= Requirement =
Quote the full listing word for word.

= Collected data =

----

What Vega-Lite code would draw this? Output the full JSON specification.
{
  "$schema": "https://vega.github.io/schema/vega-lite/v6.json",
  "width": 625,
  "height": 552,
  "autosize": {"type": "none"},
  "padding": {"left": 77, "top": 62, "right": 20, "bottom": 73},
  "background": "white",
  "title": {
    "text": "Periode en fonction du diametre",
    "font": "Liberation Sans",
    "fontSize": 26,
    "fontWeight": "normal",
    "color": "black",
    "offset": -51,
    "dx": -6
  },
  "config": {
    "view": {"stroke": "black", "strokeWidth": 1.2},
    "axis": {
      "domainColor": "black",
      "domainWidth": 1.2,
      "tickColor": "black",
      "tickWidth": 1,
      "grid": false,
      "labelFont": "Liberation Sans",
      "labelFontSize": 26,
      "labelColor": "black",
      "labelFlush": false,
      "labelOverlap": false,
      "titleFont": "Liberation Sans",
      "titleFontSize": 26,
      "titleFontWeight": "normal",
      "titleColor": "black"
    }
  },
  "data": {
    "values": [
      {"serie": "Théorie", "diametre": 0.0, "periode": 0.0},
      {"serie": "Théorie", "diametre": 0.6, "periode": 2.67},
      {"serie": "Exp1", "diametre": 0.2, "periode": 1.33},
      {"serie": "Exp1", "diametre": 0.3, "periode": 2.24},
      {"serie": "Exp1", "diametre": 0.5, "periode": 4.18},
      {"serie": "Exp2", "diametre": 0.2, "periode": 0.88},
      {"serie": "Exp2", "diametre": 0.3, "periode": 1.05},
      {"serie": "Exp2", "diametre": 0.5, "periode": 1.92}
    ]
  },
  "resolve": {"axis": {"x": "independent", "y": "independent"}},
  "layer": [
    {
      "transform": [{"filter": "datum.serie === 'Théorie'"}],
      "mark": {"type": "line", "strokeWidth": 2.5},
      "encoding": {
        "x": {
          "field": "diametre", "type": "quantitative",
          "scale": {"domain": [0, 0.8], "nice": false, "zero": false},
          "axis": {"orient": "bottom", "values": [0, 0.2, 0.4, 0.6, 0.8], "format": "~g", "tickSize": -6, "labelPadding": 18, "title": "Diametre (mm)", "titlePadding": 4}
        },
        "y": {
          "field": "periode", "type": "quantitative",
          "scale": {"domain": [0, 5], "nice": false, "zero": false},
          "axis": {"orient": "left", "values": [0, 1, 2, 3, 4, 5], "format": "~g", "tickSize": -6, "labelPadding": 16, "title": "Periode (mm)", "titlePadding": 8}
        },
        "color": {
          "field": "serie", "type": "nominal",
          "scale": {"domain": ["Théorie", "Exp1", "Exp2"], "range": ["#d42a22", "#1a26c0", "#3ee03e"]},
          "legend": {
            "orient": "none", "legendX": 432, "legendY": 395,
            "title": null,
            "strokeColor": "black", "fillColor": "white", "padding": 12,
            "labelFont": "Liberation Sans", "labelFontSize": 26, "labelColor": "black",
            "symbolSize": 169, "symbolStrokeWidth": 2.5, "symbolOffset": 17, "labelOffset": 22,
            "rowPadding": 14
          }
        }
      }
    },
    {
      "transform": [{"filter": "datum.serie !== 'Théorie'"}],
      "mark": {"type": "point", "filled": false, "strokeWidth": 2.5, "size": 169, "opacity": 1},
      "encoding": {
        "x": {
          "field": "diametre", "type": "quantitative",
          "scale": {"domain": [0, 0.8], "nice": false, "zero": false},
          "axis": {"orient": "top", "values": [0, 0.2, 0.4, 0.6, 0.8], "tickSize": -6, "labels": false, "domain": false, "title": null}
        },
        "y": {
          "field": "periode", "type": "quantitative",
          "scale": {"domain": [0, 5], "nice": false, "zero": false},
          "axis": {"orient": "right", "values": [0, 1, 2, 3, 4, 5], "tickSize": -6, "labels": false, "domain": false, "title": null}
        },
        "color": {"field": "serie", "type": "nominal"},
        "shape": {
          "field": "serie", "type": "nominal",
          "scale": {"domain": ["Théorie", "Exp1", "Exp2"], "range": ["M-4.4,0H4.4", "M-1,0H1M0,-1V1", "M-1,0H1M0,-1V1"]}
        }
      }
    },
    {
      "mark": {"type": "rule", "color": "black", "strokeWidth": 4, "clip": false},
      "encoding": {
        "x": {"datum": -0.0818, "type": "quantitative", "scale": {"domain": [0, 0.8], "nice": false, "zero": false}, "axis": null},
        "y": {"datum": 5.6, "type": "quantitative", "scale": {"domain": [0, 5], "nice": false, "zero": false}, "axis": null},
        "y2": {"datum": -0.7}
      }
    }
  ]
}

----

= The answer =
What Vega-Lite code would draw this? Output the full JSON specification.
{
  "$schema": "https://vega.github.io/schema/vega-lite/v6.json",
  "width": 625,
  "height": 552,
  "autosize": {"type": "none"},
  "padding": {"left": 77, "top": 62, "right": 20, "bottom": 73},
  "background": "white",
  "title": {
    "text": "Periode en fonction du diametre",
    "font": "Liberation Sans",
    "fontSize": 26,
    "fontWeight": "normal",
    "color": "black",
    "offset": -51,
    "dx": -6
  },
  "config": {
    "view": {"stroke": "black", "strokeWidth": 1.2},
    "axis": {
      "domainColor": "black",
      "domainWidth": 1.2,
      "tickColor": "black",
      "tickWidth": 1,
      "grid": false,
      "labelFont": "Liberation Sans",
      "labelFontSize": 26,
      "labelColor": "black",
      "labelFlush": false,
      "labelOverlap": false,
      "titleFont": "Liberation Sans",
      "titleFontSize": 26,
      "titleFontWeight": "normal",
      "titleColor": "black"
    }
  },
  "data": {
    "values": [
      {"serie": "Théorie", "diametre": 0.0, "periode": 0.0},
      {"serie": "Théorie", "diametre": 0.6, "periode": 2.67},
      {"serie": "Exp1", "diametre": 0.2, "periode": 1.33},
      {"serie": "Exp1", "diametre": 0.3, "periode": 2.24},
      {"serie": "Exp1", "diametre": 0.5, "periode": 4.18},
      {"serie": "Exp2", "diametre": 0.2, "periode": 0.88},
      {"serie": "Exp2", "diametre": 0.3, "periode": 1.05},
      {"serie": "Exp2", "diametre": 0.5, "periode": 1.92}
    ]
  },
  "resolve": {"axis": {"x": "independent", "y": "independent"}},
  "layer": [
    {
      "transform": [{"filter": "datum.serie === 'Théorie'"}],
      "mark": {"type": "line", "strokeWidth": 2.5},
      "encoding": {
        "x": {
          "field": "diametre", "type": "quantitative",
          "scale": {"domain": [0, 0.8], "nice": false, "zero": false},
          "axis": {"orient": "bottom", "values": [0, 0.2, 0.4, 0.6, 0.8], "format": "~g", "tickSize": -6, "labelPadding": 18, "title": "Diametre (mm)", "titlePadding": 4}
        },
        "y": {
          "field": "periode", "type": "quantitative",
          "scale": {"domain": [0, 5], "nice": false, "zero": false},
          "axis": {"orient": "left", "values": [0, 1, 2, 3, 4, 5], "format": "~g", "tickSize": -6, "labelPadding": 16, "title": "Periode (mm)", "titlePadding": 8}
        },
        "color": {
          "field": "serie", "type": "nominal",
          "scale": {"domain": ["Théorie", "Exp1", "Exp2"], "range": ["#d42a22", "#1a26c0", "#3ee03e"]},
          "legend": {
            "orient": "none", "legendX": 432, "legendY": 395,
            "title": null,
            "strokeColor": "black", "fillColor": "white", "padding": 12,
            "labelFont": "Liberation Sans", "labelFontSize": 26, "labelColor": "black",
            "symbolSize": 169, "symbolStrokeWidth": 2.5, "symbolOffset": 17, "labelOffset": 22,
            "rowPadding": 14
          }
        }
      }
    },
    {
      "transform": [{"filter": "datum.serie !== 'Théorie'"}],
      "mark": {"type": "point", "filled": false, "strokeWidth": 2.5, "size": 169, "opacity": 1},
      "encoding": {
        "x": {
          "field": "diametre", "type": "quantitative",
          "scale": {"domain": [0, 0.8], "nice": false, "zero": false},
          "axis": {"orient": "top", "values": [0, 0.2, 0.4, 0.6, 0.8], "tickSize": -6, "labels": false, "domain": false, "title": null}
        },
        "y": {
          "field": "periode", "type": "quantitative",
          "scale": {"domain": [0, 5], "nice": false, "zero": false},
          "axis": {"orient": "right", "values": [0, 1, 2, 3, 4, 5], "tickSize": -6, "labels": false, "domain": false, "title": null}
        },
        "color": {"field": "serie", "type": "nominal"},
        "shape": {
          "field": "serie", "type": "nominal",
          "scale": {"domain": ["Théorie", "Exp1", "Exp2"], "range": ["M-4.4,0H4.4", "M-1,0H1M0,-1V1", "M-1,0H1M0,-1V1"]}
        }
      }
    },
    {
      "mark": {"type": "rule", "color": "black", "strokeWidth": 4, "clip": false},
      "encoding": {
        "x": {"datum": -0.0818, "type": "quantitative", "scale": {"domain": [0, 0.8], "nice": false, "zero": false}, "axis": null},
        "y": {"datum": 5.6, "type": "quantitative", "scale": {"domain": [0, 5], "nice": false, "zero": false}, "axis": null},
        "y2": {"datum": -0.7}
      }
    }
  ]
}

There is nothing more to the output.